The sequences were retrieved from the genomic and EST NCBI database http://www.ncbi.nlm.nih.gov, the Ensembl database http://www.ensembl.org and the TIGR database http://www.tigr.org/tdb/tgi/ using TBLASTN and PSI-BLAST http://www.ncbi.nlm.nih.gov/BLAST/. Search was performed using each exon of human PGRP-S, PGRP-L, PGRP-Iα, and PGRP-Iβ as a probe. Takifugu rubripes PGRP-L full cDNA and genomic sequences were predicted using Genscan and confirmed by sequence analysis. Takifugu rubripes liver tissue was kindly provided by Dr. Shugo Watabe of the University of Tokyo, Japan. The Eptatretus burgeri PGRP cDNA sequence was kindly provided by Dr. Masanori Kasahara of The Graduate University for Advanced Studies (Sokendai), Hayama, Japan.

GenBank accession numbers

The nomenclature used in this study and the accession numbers are listed on Additional Files 1 and 2.
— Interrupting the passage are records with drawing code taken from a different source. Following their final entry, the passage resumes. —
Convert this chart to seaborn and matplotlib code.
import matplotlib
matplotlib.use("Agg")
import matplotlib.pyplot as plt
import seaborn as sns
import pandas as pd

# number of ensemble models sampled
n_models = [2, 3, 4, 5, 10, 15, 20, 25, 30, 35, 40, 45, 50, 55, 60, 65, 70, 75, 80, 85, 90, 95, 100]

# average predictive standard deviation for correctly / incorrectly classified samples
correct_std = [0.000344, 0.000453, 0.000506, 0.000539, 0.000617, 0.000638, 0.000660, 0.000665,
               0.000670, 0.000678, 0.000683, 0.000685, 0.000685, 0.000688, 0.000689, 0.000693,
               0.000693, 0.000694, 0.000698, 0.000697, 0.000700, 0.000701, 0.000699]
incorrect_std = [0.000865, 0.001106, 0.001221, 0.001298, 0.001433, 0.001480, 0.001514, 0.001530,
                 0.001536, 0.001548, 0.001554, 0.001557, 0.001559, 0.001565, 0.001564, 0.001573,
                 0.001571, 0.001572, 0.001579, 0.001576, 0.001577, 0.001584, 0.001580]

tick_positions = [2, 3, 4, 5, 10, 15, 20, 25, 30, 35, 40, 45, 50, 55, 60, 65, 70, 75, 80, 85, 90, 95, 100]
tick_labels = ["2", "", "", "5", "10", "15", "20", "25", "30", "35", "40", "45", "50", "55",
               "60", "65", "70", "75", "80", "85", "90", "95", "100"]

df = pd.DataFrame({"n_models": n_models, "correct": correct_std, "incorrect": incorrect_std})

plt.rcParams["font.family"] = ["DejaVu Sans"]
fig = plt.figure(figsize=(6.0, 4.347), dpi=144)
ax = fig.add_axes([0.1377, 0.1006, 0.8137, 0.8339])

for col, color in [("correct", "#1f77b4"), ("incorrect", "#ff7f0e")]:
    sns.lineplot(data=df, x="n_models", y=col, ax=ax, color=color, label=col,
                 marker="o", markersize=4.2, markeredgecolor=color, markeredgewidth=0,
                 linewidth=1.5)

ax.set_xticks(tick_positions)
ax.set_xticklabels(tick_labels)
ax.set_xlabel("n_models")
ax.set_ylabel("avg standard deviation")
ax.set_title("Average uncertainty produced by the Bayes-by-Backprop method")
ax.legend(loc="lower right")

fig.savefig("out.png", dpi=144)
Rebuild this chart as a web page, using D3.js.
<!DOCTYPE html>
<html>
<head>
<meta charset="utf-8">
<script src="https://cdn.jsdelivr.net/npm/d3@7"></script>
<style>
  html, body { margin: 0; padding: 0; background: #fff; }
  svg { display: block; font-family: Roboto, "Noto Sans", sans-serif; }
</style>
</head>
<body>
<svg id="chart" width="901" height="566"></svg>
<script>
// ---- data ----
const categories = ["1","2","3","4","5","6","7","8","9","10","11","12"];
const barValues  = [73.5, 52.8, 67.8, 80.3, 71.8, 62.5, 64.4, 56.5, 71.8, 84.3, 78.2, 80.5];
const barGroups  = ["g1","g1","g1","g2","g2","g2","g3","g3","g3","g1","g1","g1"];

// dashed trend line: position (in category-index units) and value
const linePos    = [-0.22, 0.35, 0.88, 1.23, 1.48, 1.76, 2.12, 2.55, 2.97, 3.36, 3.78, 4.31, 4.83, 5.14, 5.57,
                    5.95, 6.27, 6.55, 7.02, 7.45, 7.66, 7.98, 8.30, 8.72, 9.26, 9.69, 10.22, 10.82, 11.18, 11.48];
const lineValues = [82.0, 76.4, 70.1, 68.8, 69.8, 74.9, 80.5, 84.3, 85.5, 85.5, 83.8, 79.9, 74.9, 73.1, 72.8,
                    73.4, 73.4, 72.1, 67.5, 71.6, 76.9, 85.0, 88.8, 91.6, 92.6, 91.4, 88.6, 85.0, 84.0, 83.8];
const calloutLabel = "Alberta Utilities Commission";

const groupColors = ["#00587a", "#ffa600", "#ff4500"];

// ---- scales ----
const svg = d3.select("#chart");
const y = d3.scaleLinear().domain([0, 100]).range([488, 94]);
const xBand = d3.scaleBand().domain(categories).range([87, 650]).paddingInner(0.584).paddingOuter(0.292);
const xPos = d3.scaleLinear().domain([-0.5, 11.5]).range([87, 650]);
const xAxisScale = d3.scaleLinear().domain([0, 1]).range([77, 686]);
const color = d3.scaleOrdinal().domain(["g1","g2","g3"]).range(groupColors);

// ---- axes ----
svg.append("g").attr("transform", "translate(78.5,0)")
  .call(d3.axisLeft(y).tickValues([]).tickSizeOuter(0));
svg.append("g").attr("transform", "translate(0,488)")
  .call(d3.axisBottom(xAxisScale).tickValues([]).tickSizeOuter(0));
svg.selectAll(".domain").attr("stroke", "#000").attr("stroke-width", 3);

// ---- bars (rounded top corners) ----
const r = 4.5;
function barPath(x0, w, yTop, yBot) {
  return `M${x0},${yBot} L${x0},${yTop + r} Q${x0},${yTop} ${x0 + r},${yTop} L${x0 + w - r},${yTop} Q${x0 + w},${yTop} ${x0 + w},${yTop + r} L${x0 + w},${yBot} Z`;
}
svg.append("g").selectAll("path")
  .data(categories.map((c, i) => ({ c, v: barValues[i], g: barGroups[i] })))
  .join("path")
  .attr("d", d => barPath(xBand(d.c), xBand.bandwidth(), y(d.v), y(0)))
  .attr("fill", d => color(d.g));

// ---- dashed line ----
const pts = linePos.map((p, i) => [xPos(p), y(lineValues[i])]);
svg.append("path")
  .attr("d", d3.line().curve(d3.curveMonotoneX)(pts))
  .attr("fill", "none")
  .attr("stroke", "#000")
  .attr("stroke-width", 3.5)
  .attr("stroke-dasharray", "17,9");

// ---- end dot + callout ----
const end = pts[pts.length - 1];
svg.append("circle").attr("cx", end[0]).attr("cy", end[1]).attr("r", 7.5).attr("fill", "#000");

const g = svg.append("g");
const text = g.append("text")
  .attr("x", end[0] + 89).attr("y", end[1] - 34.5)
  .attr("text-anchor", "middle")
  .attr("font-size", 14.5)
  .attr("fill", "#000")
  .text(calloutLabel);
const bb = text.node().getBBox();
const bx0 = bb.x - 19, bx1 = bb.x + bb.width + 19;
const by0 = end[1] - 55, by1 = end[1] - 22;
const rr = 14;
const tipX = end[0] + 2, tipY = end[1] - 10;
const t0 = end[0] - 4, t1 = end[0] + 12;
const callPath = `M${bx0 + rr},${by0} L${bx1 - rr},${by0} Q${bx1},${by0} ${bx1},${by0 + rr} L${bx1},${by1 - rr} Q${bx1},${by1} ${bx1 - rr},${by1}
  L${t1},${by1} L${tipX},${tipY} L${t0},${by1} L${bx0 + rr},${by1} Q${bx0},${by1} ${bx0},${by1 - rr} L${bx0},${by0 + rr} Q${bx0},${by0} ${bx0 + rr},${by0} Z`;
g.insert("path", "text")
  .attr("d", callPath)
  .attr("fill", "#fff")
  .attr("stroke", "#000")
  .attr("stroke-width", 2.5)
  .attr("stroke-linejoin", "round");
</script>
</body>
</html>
Rapid amplification of cDNA ends (RACE)

Based on the partial sequence information of chicken PGRP-L retrieved from databases, we reconstructed the missing 3' region of the transcript using the BD SMART™ RACE cDNA Amplification Kit (Clontech, USA) according to manufacturer's instructions.

Data analyses

Sequences were aligned using the CLUSTALW version 1.83 computer program with its default parameter setting [35] and manually adjusted using the GeneDoc program version 2.6.002 [36]. Phylogenetical analyses were done using the neighbor-joining (NJ) and minimum evolution (ME) methods in MEGA version 4 [37]. The NJ and ME trees were based on the number of differences, and reliability was assessed by bootstrap values with 1000 replications. The reconciliation between species tree and gene tree along with the confirmation of the gene loss/duplication scenario were determined by using Notung 2.6 [25] and EvolMAP software [26]. To detect positive selection at single amino acid sites the Data Monkey software program was used with its default parameter setting http://www.datamonkey.org/. Poisson and gamma genetic distances were determined by using MEGA version 4 [37].

Test of convergence

The ancestral sequences were determined using the program ANCESTOR [27], and the significance of the convergent and parallel sites was estimated using the program CONVERG2 [32].